Gefährliche Liebschaften

Sebastian Hartmann hat am Hamburger Thalia Theater „Gefährliche Liebschaften“ inszeniert. Das Ensemble rennt, brüllt, knutscht und kämpft. Was genau Hartmann allerdings erzählen will, bleibt sein Geheimnis.

Wilde Knutschereien, hier Valmont (Marius Huth) mit einem Opfer. – Foto: Krafft Angerer

Die Kritik

Es beginnt poetisch. Hinten an der Brandmauer der leeren Bühne wird der Musiker Samuel Wiese mit seinem Keyboard in einen Lichtkegel getaucht.  Von links und rechts kommen Nebelschwaden angefaucht, lassen Wiese hinter einer hellen, wattegleichen Wolke verschwinden. Vorne an der Rampe hat Caroline Junghanns als Merteuil mit Blick zum Publikum Stellung bezogen. An der Seite sitzen aufgereiht Marius Huth als Valmont, Gina Haller als Tourvel, Lisa-Maria Sommerfeld als Cécile und Samuel Mikel als Danceny. Traversen voller französischer Flaggen hängen am Bühnenhimmel, im Laufe des Abends werden sie wellenweise auf und ab gefahren (Bühne: Sebastian Hartmann). Ein Hinweis darauf, dass „Gefährliche Liebschaften“ 1782 am Vorabend der Französischen Revolution veröffentlicht wurde. Auch die aufwändigen Kostüme (Adriana Braga Peretzki) mit Strumpfhosen in Ornamentenmuster unterstreichen den Zeitbezug. Allerdings wechseln die mit Fake-Tattoos geschmückten Figuren ihr Outfit auffallend häufig und das aus nicht erkennbarem Grund. Doch das ist nur eines der vielen Rätsel, die diese Produktion aufgibt.

„Gefährliche Liebschaften“ ist an sich kein Dramentext, sondern ein Briefroman von  Choderlos de Laclos. Der war eigentlich der Redenschreiber von Robespierre, einem der unbarmherzigsten Revolutionäre und Vater des „Terreur“ in Frankreich. Der Adel war der Feind, und de Laclos zeigt ihn in seinem Roman gelangweilt und ohne politische Macht. Macht versucht er zu erlangen, indem er mit Sex und Verführung andere manipuliert. Drahtzieher in diesem Spiel sind hier die einflussreiche Marquise de Merteuil und der Vicomte de Valmont. Nur so zum Spaß und zur Befriedigung von Rachegelüsten schließen sie eine Wette ab: Valmont soll die verheiratete und tugendhafte Madame de Tourvel und  Merteuil die junge Cécile verführen. Empathie zählt nicht, Egoismus dagegen um so mehr. Die Folge davon ist, dass am Ende nicht nur die Verführten, sondern auch Merteuil und Valmont zugrunde gehen. 
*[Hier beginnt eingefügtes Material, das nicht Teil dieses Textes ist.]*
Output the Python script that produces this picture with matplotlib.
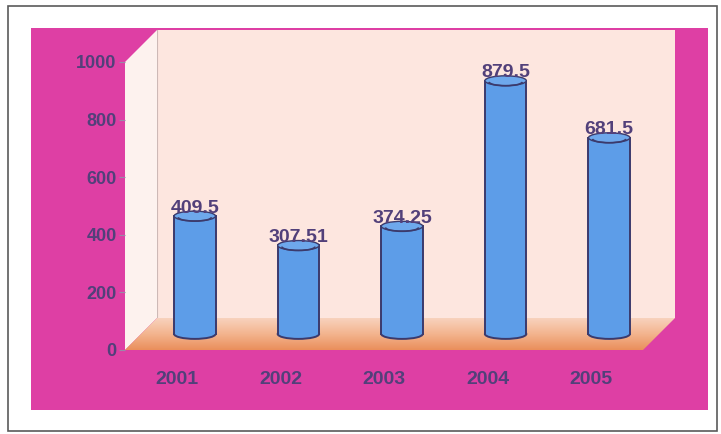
import matplotlib
matplotlib.use("Agg")
import numpy as np
import matplotlib.pyplot as plt
from matplotlib.patches import Rectangle, Polygon, Ellipse, Arc
from matplotlib.transforms import ScaledTranslation
from matplotlib.colors import LinearSegmentedColormap

years = ["2001", "2002", "2003", "2004", "2005"]
values = [409.5, 307.51, 374.25, 879.5, 681.5]
yticks = [0, 200, 400, 600, 800, 1000]

PINK = "#de3fa4"
WALL = "#fde6df"
SIDE = "#fdf2ee"
BLUE = "#5d9de8"
TOP = "#6ea8ec"
EDGE = "#3b3a6c"
TXT = "#52407a"

plt.rcParams["font.family"] = ["Liberation Sans", "DejaVu Sans"]
plt.rcParams["font.weight"] = "bold"

W, H = 721, 434
fig = plt.figure(figsize=(W / 100, H / 100), dpi=100)
fig.patch.set_facecolor("white")

# outer frame and pink panel (behind the axes)
fig.add_artist(Rectangle((8 / W, 3 / H), 709 / W, 425 / H, transform=fig.transFigure,
                         fill=False, edgecolor="#5a5a5a", linewidth=1.2, zorder=-10))
fig.add_artist(Rectangle((31 / W, 24 / H), 677 / W, 382 / H, transform=fig.transFigure,
                         facecolor=PINK, edgecolor="none", zorder=-9))

# front plane of the 3d box
ax = fig.add_axes([125 / W, 84 / H, 518 / W, 288 / H])
ax.patch.set_alpha(0)
for s in ax.spines.values():
    s.set_visible(False)

depth = 0.32  # inches
dx = depth * 100 / 518
dy = depth * 100 / 288

# walls and floor
back = Rectangle((dx, dy), 1, 1, transform=ax.transAxes, facecolor=WALL,
                 edgecolor="none", zorder=0, clip_on=False)
ax.add_patch(back)
ax.plot([dx, dx], [dy, 1 + dy], transform=ax.transAxes, color="#cdb9b6",
        lw=0.8, zorder=0.5, clip_on=False)
side = Polygon([(0, 0), (0, 1), (dx, 1 + dy), (dx, dy)], closed=True,
               transform=ax.transAxes, facecolor=SIDE, edgecolor="none",
               zorder=0.6, clip_on=False)
ax.add_patch(side)
floor = Polygon([(0, 0), (1, 0), (1 + dx, dy), (dx, dy)], closed=True,
                transform=ax.transAxes, facecolor="none", edgecolor="none",
                zorder=0.7, clip_on=False)
ax.add_patch(floor)
grad = np.linspace(0, 1, 64).reshape(-1, 1)
fcmap = LinearSegmentedColormap.from_list("floor", ["#ea8f5c", "#f3b48e", "#f8d2bd"])
img = ax.imshow(grad, cmap=fcmap, aspect="auto", origin="lower",
                extent=(0, 1 + dx, 0, dy), transform=ax.transAxes,
                zorder=0.7)
img.set_clip_box(fig.bbox)
img.set_clip_path(floor)

# cylinders sit half way into the box
mid = ax.transData + ScaledTranslation(0.18, depth / 2, fig.dpi_scale_trans)
bw = 0.40
eh = 34
x = np.arange(len(years))
bars = ax.bar(x, values, width=bw, color=BLUE, linewidth=0, zorder=3)
for i, (b, v) in enumerate(zip(bars, values)):
    b.set_transform(mid)
    ax.add_patch(Ellipse((i, 0), bw, eh, transform=mid, facecolor=BLUE,
                         edgecolor=EDGE, lw=1.4, zorder=2.9))
    ax.plot([i - bw / 2, i - bw / 2], [0, v], transform=mid, color=EDGE, lw=1.4, zorder=3.1)
    ax.plot([i + bw / 2, i + bw / 2], [0, v], transform=mid, color=EDGE, lw=1.4, zorder=3.1)
    ax.add_patch(Ellipse((i, v), bw, eh, transform=mid, facecolor=TOP,
                         edgecolor=EDGE, lw=1.0, zorder=3.2))
    ax.add_patch(Arc((i, v - 4), bw * 0.8, eh * 0.8, theta1=200, theta2=340,
                     transform=mid, color=EDGE, lw=1.2, zorder=3.3))
    lab = mid + ScaledTranslation(0, 0.08, fig.dpi_scale_trans)
    ax.text(i, v, f"{v:g}", transform=lab, ha="center", va="center",
            fontsize=14, fontweight="bold", color=TXT, zorder=4)

ax.set_xlim(-0.5, len(years) - 0.5)
ax.set_ylim(0, 1000)
ax.set_yticks(yticks)
ax.set_yticklabels([str(t) for t in yticks])
ax.set_xticks(x)
ax.set_xticklabels(years)
ax.tick_params(axis="y", length=4, width=0.8, color="#9a8aa8", pad=2,
               labelsize=13, labelcolor=TXT)
ax.tick_params(axis="x", length=0, pad=15, labelsize=14, labelcolor=TXT)

fig.savefig("out.png", dpi=100)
Eine energische Dramaturgie sollte sich der Sache noch einmal annehmen.

Von dieser Geschichte ist auf der Bühne des Thalia Theaters eigentlich kaum oder besser nichts zu erkennen. Da die Grundlage aus Briefen besteht, sie also keine Handlung an sich vorsieht, mag Hartmann die Anweisung gegeben haben: „Macht es körperlich! Macht es dynamisch!“. Anders ist nicht zu begreifen, warum alle Darsteller:innen zu den zauberhaften Kompositionen von Samuel Wiese wie angestochen hin- und herrennen, hinfallen, miteinander kämpfen, wild herumknutschen, in neuem Kostüm wieder auftreten, ihren Text brüllen und völlig im Unklaren lassen, wer was mit wem warum eigentlich zu tun hat. Figuren wie Huths Valmont, Sommerfelds Cécile und Mikels Dancerny bleiben verblüffend eindimensional und ohne jegliche Nuance. Dass es auch anders geht, zeigt Junghanns als mal überlegte, mal verzweifelte Merteuil und vor allem Gina Haller als Tourvel. Ihr gelingen stille, anrührende Momente, in denen spürbar wird, wie sehr sie unter dem Konflikt zwischen Begehren und Tugend leidet.

Das Ensemble habe „jeden Abend die Freiheit, die erarbeiteten Szenen und Texte anders zusammenzusetzen“, weiß das Programmheft. Das „Beziehungsgeflecht aus Liebe und Macht, Begehren und Sehnsucht, Krieg und Tod“ könne sich „bei jeder Vorstellung neu entwickeln“. Alles gut und schön. Aber vielleicht sollte sich bei aller Spontaneität eine energische Dramaturgie der Sache noch einmal annehmen, und zwar dringend!